El coche pasa, pues, a ser un instrumento de penitencia y gozo simultáneos: algo irresistible. El nuevo carnet por puntos -retrasado unos meses por su difícil aplicación- confirmará este atractivo al certificar la moralidad del conductor. En tanto que gran símbolo capaz de dar toda la libertad y, al tiempo, causar grandes tragedias, el automóvil no ha sido hecho para existir masivamente. ¿Cómo serán los atascos cuando 1.000 millones de chinos se aficionen al rito?

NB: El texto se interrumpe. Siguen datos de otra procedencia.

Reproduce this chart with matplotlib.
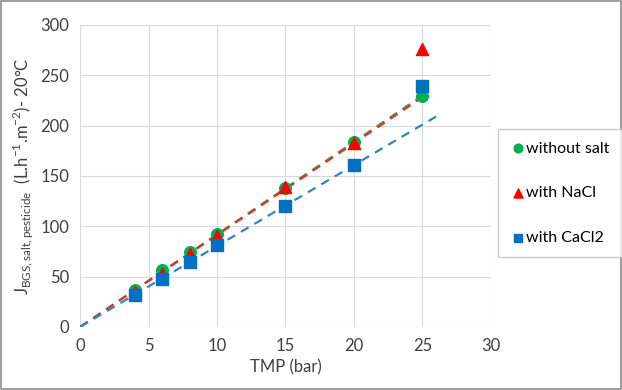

Pero hay milagros. Por ejemplo, ese hormigueo repentino que fragua el acuerdo, de todos y cada uno, para no coincidir en la carretera e impedir la maldita cola. A veces pasa, a veces logramos ese vacío total: la carretera sin colas. Es un milagro: lo llaman salida o regreso escalonado y se celebra como un gran éxito porque parece que las colas nunca hayan existido y que cada uno gaste su libertad y su Pascua en un inmenso espacio. Ancho es el mundo hasta que se vuelve pequeño.